Energy storage can be located in the generation and transmission part of the supply chain, often called ‘in front of the meter’, or at the site of final consumption – for instance at a utility customer or at a corporate site with solar panels – often called ‘behind the meter.’
Investment across the supply chain
Investment in energy storage is likely to be made across the supply chain from generation to consuming sites. Generators look at energy storage primarily as a technology to balance the system, by deploying batteries rapidly when renewables generation is low. Consumers use energy storage within distributed electricity systems to ensure stable power supplies to their own sites.
When combined with demand-side management systems and smart grids, which allow peak power demand to be shaved by reducing supply to those who do not need it, electricity storage could significantly alter the profile of power sector demand for conventional fuels. This could have a notable impact on the growth of gas-to-power demand, even when gas prices are favourable.
Last month, a National Grid competition to provide 200 MW of power to balance the UK power network was dominated by battery projects tied to intermittent renewable sources such as wind. The Pen y Cymoedd onshore wind farm in Wales, which is due to be completed in 2017, will have a battery on site able to deliver 22 MW of power when the National Grid needs it. This may become a template for the design of new renewable generation facilities.
Energy storage already has a foothold in the US, almost entirely in the form of pumped hydroelectric systems. The 21 GW of installed capacity represents just 2% of peak demand, but the rapid growth of wind and solar in states such as California is driving the need for the expansion of energy storage. The California Energy Commission estimates the amount of wind energy generated doubled between 2010 and 2015 to reach 8.2% of the state’s power mix, while solar rose from virtually zero to account for 6% of over the same period.
Cost will be critical
How big the industry will become depends largely on the evolution of costs. The Electric Power Research Institute (EPRI) has forecast that lithium-ion battery packs will drop to one-quarter of their current price by 2022. The EPRI has released simulation software that it says provides a solid foundation for evaluating where the use of energy storage makes sense in the national grid. The EPRI used the software to model the viability of energy storage for the California Public Utility Commission.
Other studies have shown that energy storage remains significantly more costly than gas in terms of providing a backup for intermittent renewables generation. Investment bank Lazard produced a report in November 2015 that made levelised cost comparisons between lithium-ion batteries and conventional generation, specifically diesel and gas plants geared to manage peak-load demand. It found that the battery costs were in the range of $321-658/MWh compared with $165-218/MWh for gas peaker plants, and in the range of $351-838/MWh compared with $212-281/MWh for diesel in the commercial and industrial sector.

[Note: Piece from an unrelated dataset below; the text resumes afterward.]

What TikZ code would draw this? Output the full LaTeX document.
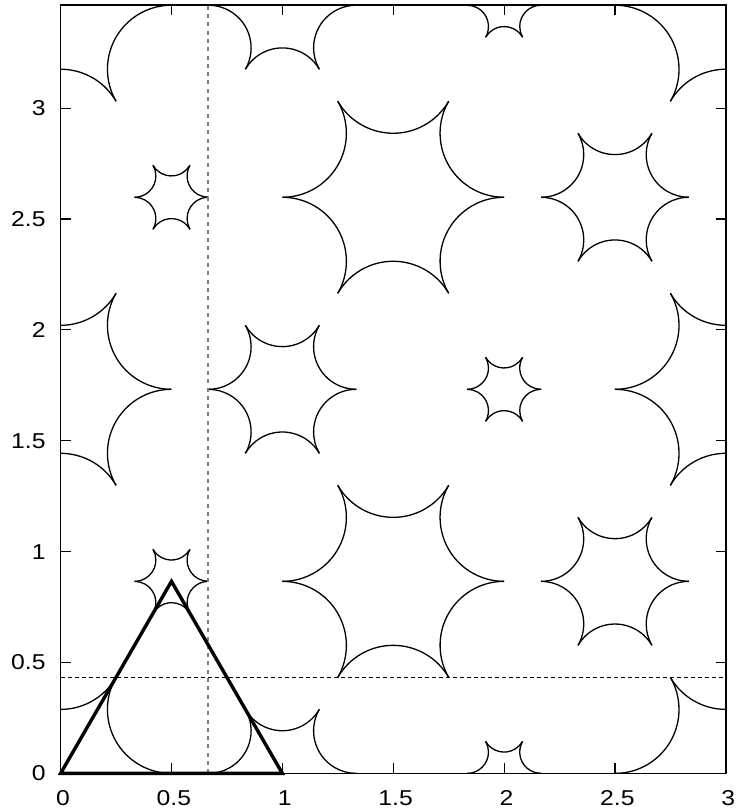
\documentclass[tikz,border=0pt]{standalone}
\usepackage{fontspec}
\setmainfont[FakeStretch=1.15]{Liberation Sans}
\begin{document}
\begin{tikzpicture}[x=221.75bp,y=221.75bp,
  holeline/.style={line width=1.3bp,black},
  tri/.style={line width=3.4bp,black,line join=miter},
  hdash/.style={line width=1bp,black,dash pattern=on 4bp off 3bp},
  vdash/.style={line width=1.9bp,black!50,dash pattern=on 4bp off 4.3bp},
  frame/.style={line width=1.5bp,black},
  tickmark/.style={line width=1.2bp,black},
  ticklabel/.style={inner sep=0pt,font=\fontsize{21.5bp}{24bp}\selectfont}]
\useasboundingbox (-0.27328,-0.17407) rectangle (3.04577,3.48771);
% holes: rings of six tangent circles around each lattice vertex
\begin{scope}
\clip (0,0) rectangle (3,3.4641016);
\foreach \j in {-1,...,5} {
  \foreach \i in {-4,...,5} {
    \pgfmathsetmacro\vx{\i+0.5*\j}
    \pgfmathsetmacro\vy{0.8660254*\j}
    \pgfmathtruncatemacro\cls{mod(\i+2*\j+30,3)}
    \pgfmathsetmacro\sc{1-\cls/3}
    \pgfmathsetmacro\dd{\sc*0.5773503}
    \pgfmathsetmacro\rr{\sc*0.2886751}
    \foreach \k in {0,...,5} {
      \pgfmathsetmacro\ta{30+60*\k}
      \pgfmathsetmacro\tb{\ta+120}
      \pgfmathsetmacro\tc{\ta+240}
      \draw[holeline] (\vx,\vy) ++(\ta:\dd) ++(\tb:\rr)
        arc[start angle=\tb,end angle=\tc,radius=\rr];
    }
  }
}
\end{scope}
% dashed guide lines
\coordinate (hl) at (0,0.4330127);
\coordinate (hr) at (3,0.4330127);
\coordinate (vb) at (0.6666667,0);
\coordinate (vt) at (0.6666667,3.4641016);
\draw[hdash] (hl) -- (hr);
\draw[vdash] (vb) -- (vt);
% triangle
\coordinate (A) at (0,0);
\coordinate (B) at (1,0);
\coordinate (C) at (0.5,0.8660254);
\draw[tri] (A) -- (B) -- (C) -- cycle;
% frame
\coordinate (SW) at (0,0);
\coordinate (NE) at (3,3.4641016);
\draw[frame] (SW) rectangle (NE);
% ticks and labels
\foreach \x in {0,0.5,1,1.5,2,2.5,3} {
  \draw[tickmark] (\x,0) -- ++(0,0.045);
  \draw[tickmark] (\x,3.4641016) -- ++(0,-0.045);
  \node[ticklabel,anchor=base] (xl\x) at (\x+0.011,-0.1448) {\x};
}
\foreach \y in {0,0.5,1,1.5,2,2.5,3} {
  \draw[tickmark] (0,\y) -- ++(0.045,0);
  \draw[tickmark] (3,\y) -- ++(-0.045,0);
  \node[ticklabel,anchor=east] (yl\y) at (-0.067,\y) {\y};
}
\end{tikzpicture}
\end{document}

The study, which provided similar cost comparisons for other battery types, found no energy storage source was currently “in the money” compared with gas and diesel. But it said combinations of storage technologies were within “striking distance” of competing with conventional fuels.
If the sharp cost reductions seen in the growth of solar photovoltaic cells were replicated in energy storage, there is a real prospect these new technologies would make significant inroads into the market share of gas in the power sector.